(Your objective) Every line of the material is to be quoted verbatim, minus the pictures.

(Supplied material)
──────

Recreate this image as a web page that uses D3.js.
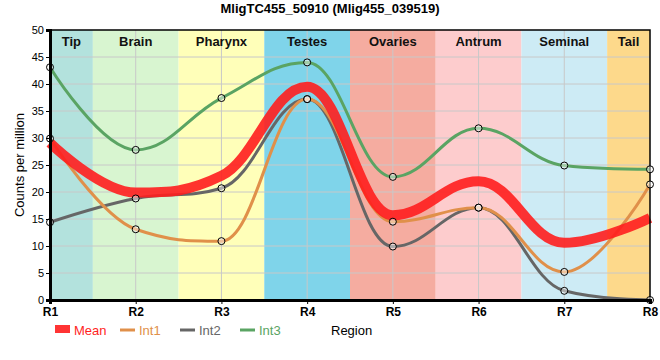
<!DOCTYPE html>
<html><head><meta charset="utf-8">
<script src="https://d3js.org/d3.v7.min.js"></script>
<style>body{margin:0;background:#fff}svg{display:block;font-family:"Liberation Sans",Arial,sans-serif}</style>
</head><body><svg id="c" width="660" height="360"></svg>
<script>
const regions = ["R1","R2","R3","R4","R5","R6","R7","R8"];
const int1 = [29.9, 13.1, 10.9, 37.2, 14.5, 17.1, 5.2, 21.4];
const int2 = [14.4, 18.8, 20.7, 37.2, 9.9, 17.1, 1.7, 0.0];
const int3 = [43.1, 27.8, 37.4, 44.0, 22.8, 31.8, 24.9, 24.2];
const meanVals = [29.1, 19.9, 23.0, 39.5, 15.7, 22.0, 10.6, 15.2];
const bandNames = ["Tip","Brain","Pharynx","Testes","Ovaries","Antrum","Seminal","Tail"];
const bandStart = [1, 1.5, 2.5, 3.5, 4.5, 5.5, 6.5, 7.5];
const bandEnd = [1.5, 2.5, 3.5, 4.5, 5.5, 6.5, 7.5, 8];
const bandColors = ["#b3e2dd","#d8f5d0","#ffffb9","#7fd4ea","#f5aca0","#fdcccd","#cdebf5","#fdd98b"];
const yTicks = [0,5,10,15,20,25,30,35,40,45,50];

// custom d3 curve: smoothed spline (control points at 40% with collinear tangents, no false extremes)
function SplineCurve(context){ this._context = context; }
SplineCurve.prototype = {
  areaStart(){}, areaEnd(){},
  lineStart(){ this._pts = []; },
  point(x,y){ this._pts.push([+x,+y]); },
  lineEnd(){
    const p = this._pts, n = p.length, ctx = this._context, s = 1.5, den = s + 1;
    if(!n) return;
    const lc = [], rc = [];
    for(let i=1;i<n-1;i++){
      const [px,py]=p[i],[lx,ly]=p[i-1],[nx,ny]=p[i+1];
      let lcx=(s*px+lx)/den, lcy=(s*py+ly)/den, rcx=(s*px+nx)/den, rcy=(s*py+ny)/den, cor=0;
      if(rcx!==lcx) cor=((rcy-lcy)*(rcx-px))/(rcx-lcx)+py-rcy;
      lcy+=cor; rcy+=cor;
      if(lcy>ly&&lcy>py){lcy=Math.max(ly,py);rcy=2*py-lcy;}
      else if(lcy<ly&&lcy<py){lcy=Math.min(ly,py);rcy=2*py-lcy;}
      if(rcy>ny&&rcy>py){rcy=Math.max(ny,py);lcy=2*py-rcy;}
      else if(rcy<ny&&rcy<py){rcy=Math.min(ny,py);lcy=2*py-rcy;}
      lc[i]=[lcx,lcy]; rc[i]=[rcx,rcy];
    }
    ctx.moveTo(p[0][0],p[0][1]);
    for(let i=1;i<n;i++){
      const a = rc[i-1]||p[i-1], b = lc[i]||p[i];
      ctx.bezierCurveTo(a[0],a[1],b[0],b[1],p[i][0],p[i][1]);
    }
  }
};
const curveSpline = ctx => new SplineCurve(ctx);

const svg = d3.select("#c");
const L=50, R=650, T=30, B=300;
const x = d3.scaleLinear().domain([1,8]).range([L,R]);
const y = d3.scaleLinear().domain([0,50]).range([B,T]);

// bands
svg.selectAll("rect.band").data(bandNames).join("rect")
  .attr("x",(d,i)=>x(bandStart[i])).attr("width",(d,i)=>x(bandEnd[i])-x(bandStart[i]))
  .attr("y",T).attr("height",B-T).attr("fill",(d,i)=>bandColors[i]);

// grid
svg.append("g").selectAll("line").data(yTicks.slice(1,-1)).join("line")
  .attr("x1",L).attr("x2",R).attr("y1",d=>y(d)).attr("y2",d=>y(d))
  .attr("stroke","#c8c8c8").attr("stroke-width",1);
svg.append("g").selectAll("line").data(regions.slice(1,-1)).join("line")
  .attr("y1",T).attr("y2",B).attr("x1",(d,i)=>x(i+2)).attr("x2",(d,i)=>x(i+2))
  .attr("stroke","#c8c8c8").attr("stroke-width",1);

// band labels
svg.selectAll("text.band").data(bandNames).join("text")
  .attr("x",(d,i)=>(x(bandStart[i])+x(bandEnd[i]))/2).attr("y",T+16)
  .attr("text-anchor","middle").attr("font-size","13px").attr("font-weight","bold")
  .attr("fill","#111").text(d=>d);

const line = d3.line().x((d,i)=>x(i+1)).y(d=>y(d)).curve(curveSpline);
const series = [
  {name:"Mean", v:meanVals, c:"#ff1e1e", w:10, op:0.9},
  {name:"Int1", v:int1, c:"#e0904a", w:3, op:1},
  {name:"Int2", v:int2, c:"#666666", w:3, op:1},
  {name:"Int3", v:int3, c:"#5aa463", w:3, op:1}
];
const g = svg.append("g");
[series[2],series[1],series[3],series[0]].forEach(s=>{
  g.append("path").attr("d",line(s.v)).attr("fill","none").attr("stroke",s.c)
   .attr("stroke-width",s.w).attr("stroke-opacity",s.op);
});
// frame
svg.append("rect").attr("x",L).attr("y",T).attr("width",R-L).attr("height",B-T)
  .attr("fill","none").attr("stroke","#000").attr("stroke-width",1.5);

// points
[int1,int2,int3].forEach(v=>{
  svg.append("g").selectAll("circle").data(v).join("circle")
    .attr("cx",(d,i)=>x(i+1)).attr("cy",d=>y(d)).attr("r",3.5)
    .attr("fill","rgba(255,255,255,0.45)").attr("stroke","#000").attr("stroke-width",1);
});

// axes
const ya = svg.append("g").attr("transform",`translate(${L},0)`)
  .call(d3.axisLeft(y).tickValues(yTicks).tickSize(4).tickPadding(2));
ya.select(".domain").attr("stroke-width",3);
ya.selectAll("text").attr("font-size","11px").attr("fill","#000").attr("font-family","'Liberation Sans',Arial,sans-serif");
const xa = svg.append("g").attr("transform",`translate(0,${B})`)
  .call(d3.axisBottom(x).tickValues([1,2,3,4,5,6,7,8]).tickFormat((d,i)=>regions[i]).tickSize(4).tickPadding(3));
xa.select(".domain").attr("stroke-width",3);
xa.selectAll("text").attr("font-size","12px").attr("font-weight","bold").attr("fill","#000").attr("font-family","'Liberation Sans',Arial,sans-serif");

// title
svg.append("text").attr("x",330).attr("y",13).attr("text-anchor","middle")
  .attr("font-size","13px").attr("font-weight","bold").text("MligTC455_50910 (Mlig455_039519)");
// y label
svg.append("text").attr("transform","translate(24,165) rotate(-90)").attr("text-anchor","middle")
  .attr("font-size","13px").text("Counts per million");
svg.append("text").attr("x",331).attr("y",335).attr("font-size","13px").text("Region");

// legend
const lg = svg.append("g");
const lx = [55,120,180,240];
series.forEach((s,i)=>{
  if(i===0) lg.append("rect").attr("x",lx[i]).attr("y",325).attr("width",15).attr("height",8).attr("fill",s.c).attr("opacity",0.9);
  else lg.append("line").attr("x1",lx[i]).attr("x2",lx[i]+15).attr("y1",330).attr("y2",330).attr("stroke",s.c).attr("stroke-width",3);
  lg.append("text").attr("x",lx[i]+19).attr("y",335).attr("font-size","13px").attr("fill",s.c).text(s.name);
});
</script></body></html>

──────

(Finished answer)
Recreate this image as a web page that uses D3.js.
<!DOCTYPE html>
<html><head><meta charset="utf-8">
<script src="https://d3js.org/d3.v7.min.js"></script>
<style>body{margin:0;background:#fff}svg{display:block;font-family:"Liberation Sans",Arial,sans-serif}</style>
</head><body><svg id="c" width="660" height="360"></svg>
<script>
const regions = ["R1","R2","R3","R4","R5","R6","R7","R8"];
const int1 = [29.9, 13.1, 10.9, 37.2, 14.5, 17.1, 5.2, 21.4];
const int2 = [14.4, 18.8, 20.7, 37.2, 9.9, 17.1, 1.7, 0.0];
const int3 = [43.1, 27.8, 37.4, 44.0, 22.8, 31.8, 24.9, 24.2];
const meanVals = [29.1, 19.9, 23.0, 39.5, 15.7, 22.0, 10.6, 15.2];
const bandNames = ["Tip","Brain","Pharynx","Testes","Ovaries","Antrum","Seminal","Tail"];
const bandStart = [1, 1.5, 2.5, 3.5, 4.5, 5.5, 6.5, 7.5];
const bandEnd = [1.5, 2.5, 3.5, 4.5, 5.5, 6.5, 7.5, 8];
const bandColors = ["#b3e2dd","#d8f5d0","#ffffb9","#7fd4ea","#f5aca0","#fdcccd","#cdebf5","#fdd98b"];
const yTicks = [0,5,10,15,20,25,30,35,40,45,50];

// custom d3 curve: smoothed spline (control points at 40% with collinear tangents, no false extremes)
function SplineCurve(context){ this._context = context; }
SplineCurve.prototype = {
  areaStart(){}, areaEnd(){},
  lineStart(){ this._pts = []; },
  point(x,y){ this._pts.push([+x,+y]); },
  lineEnd(){
    const p = this._pts, n = p.length, ctx = this._context, s = 1.5, den = s + 1;
    if(!n) return;
    const lc = [], rc = [];
    for(let i=1;i<n-1;i++){
      const [px,py]=p[i],[lx,ly]=p[i-1],[nx,ny]=p[i+1];
      let lcx=(s*px+lx)/den, lcy=(s*py+ly)/den, rcx=(s*px+nx)/den, rcy=(s*py+ny)/den, cor=0;
      if(rcx!==lcx) cor=((rcy-lcy)*(rcx-px))/(rcx-lcx)+py-rcy;
      lcy+=cor; rcy+=cor;
      if(lcy>ly&&lcy>py){lcy=Math.max(ly,py);rcy=2*py-lcy;}
      else if(lcy<ly&&lcy<py){lcy=Math.min(ly,py);rcy=2*py-lcy;}
      if(rcy>ny&&rcy>py){rcy=Math.max(ny,py);lcy=2*py-rcy;}
      else if(rcy<ny&&rcy<py){rcy=Math.min(ny,py);lcy=2*py-rcy;}
      lc[i]=[lcx,lcy]; rc[i]=[rcx,rcy];
    }
    ctx.moveTo(p[0][0],p[0][1]);
    for(let i=1;i<n;i++){
      const a = rc[i-1]||p[i-1], b = lc[i]||p[i];
      ctx.bezierCurveTo(a[0],a[1],b[0],b[1],p[i][0],p[i][1]);
    }
  }
};
const curveSpline = ctx => new SplineCurve(ctx);

const svg = d3.select("#c");
const L=50, R=650, T=30, B=300;
const x = d3.scaleLinear().domain([1,8]).range([L,R]);
const y = d3.scaleLinear().domain([0,50]).range([B,T]);

// bands
svg.selectAll("rect.band").data(bandNames).join("rect")
  .attr("x",(d,i)=>x(bandStart[i])).attr("width",(d,i)=>x(bandEnd[i])-x(bandStart[i]))
  .attr("y",T).attr("height",B-T).attr("fill",(d,i)=>bandColors[i]);

// grid
svg.append("g").selectAll("line").data(yTicks.slice(1,-1)).join("line")
  .attr("x1",L).attr("x2",R).attr("y1",d=>y(d)).attr("y2",d=>y(d))
  .attr("stroke","#c8c8c8").attr("stroke-width",1);
svg.append("g").selectAll("line").data(regions.slice(1,-1)).join("line")
  .attr("y1",T).attr("y2",B).attr("x1",(d,i)=>x(i+2)).attr("x2",(d,i)=>x(i+2))
  .attr("stroke","#c8c8c8").attr("stroke-width",1);

// band labels
svg.selectAll("text.band").data(bandNames).join("text")
  .attr("x",(d,i)=>(x(bandStart[i])+x(bandEnd[i]))/2).attr("y",T+16)
  .attr("text-anchor","middle").attr("font-size","13px").attr("font-weight","bold")
  .attr("fill","#111").text(d=>d);

const line = d3.line().x((d,i)=>x(i+1)).y(d=>y(d)).curve(curveSpline);
const series = [
  {name:"Mean", v:meanVals, c:"#ff1e1e", w:10, op:0.9},
  {name:"Int1", v:int1, c:"#e0904a", w:3, op:1},
  {name:"Int2", v:int2, c:"#666666", w:3, op:1},
  {name:"Int3", v:int3, c:"#5aa463", w:3, op:1}
];
const g = svg.append("g");
[series[2],series[1],series[3],series[0]].forEach(s=>{
  g.append("path").attr("d",line(s.v)).attr("fill","none").attr("stroke",s.c)
   .attr("stroke-width",s.w).attr("stroke-opacity",s.op);
});
// frame
svg.append("rect").attr("x",L).attr("y",T).attr("width",R-L).attr("height",B-T)
  .attr("fill","none").attr("stroke","#000").attr("stroke-width",1.5);

// points
[int1,int2,int3].forEach(v=>{
  svg.append("g").selectAll("circle").data(v).join("circle")
    .attr("cx",(d,i)=>x(i+1)).attr("cy",d=>y(d)).attr("r",3.5)
    .attr("fill","rgba(255,255,255,0.45)").attr("stroke","#000").attr("stroke-width",1);
});

// axes
const ya = svg.append("g").attr("transform",`translate(${L},0)`)
  .call(d3.axisLeft(y).tickValues(yTicks).tickSize(4).tickPadding(2));
ya.select(".domain").attr("stroke-width",3);
ya.selectAll("text").attr("font-size","11px").attr("fill","#000").attr("font-family","'Liberation Sans',Arial,sans-serif");
const xa = svg.append("g").attr("transform",`translate(0,${B})`)
  .call(d3.axisBottom(x).tickValues([1,2,3,4,5,6,7,8]).tickFormat((d,i)=>regions[i]).tickSize(4).tickPadding(3));
xa.select(".domain").attr("stroke-width",3);
xa.selectAll("text").attr("font-size","12px").attr("font-weight","bold").attr("fill","#000").attr("font-family","'Liberation Sans',Arial,sans-serif");

// title
svg.append("text").attr("x",330).attr("y",13).attr("text-anchor","middle")
  .attr("font-size","13px").attr("font-weight","bold").text("MligTC455_50910 (Mlig455_039519)");
// y label
svg.append("text").attr("transform","translate(24,165) rotate(-90)").attr("text-anchor","middle")
  .attr("font-size","13px").text("Counts per million");
svg.append("text").attr("x",331).attr("y",335).attr("font-size","13px").text("Region");

// legend
const lg = svg.append("g");
const lx = [55,120,180,240];
series.forEach((s,i)=>{
  if(i===0) lg.append("rect").attr("x",lx[i]).attr("y",325).attr("width",15).attr("height",8).attr("fill",s.c).attr("opacity",0.9);
  else lg.append("line").attr("x1",lx[i]).attr("x2",lx[i]+15).attr("y1",330).attr("y2",330).attr("stroke",s.c).attr("stroke-width",3);
  lg.append("text").attr("x",lx[i]+19).attr("y",335).attr("font-size","13px").attr("fill",s.c).text(s.name);
});
</script></body></html>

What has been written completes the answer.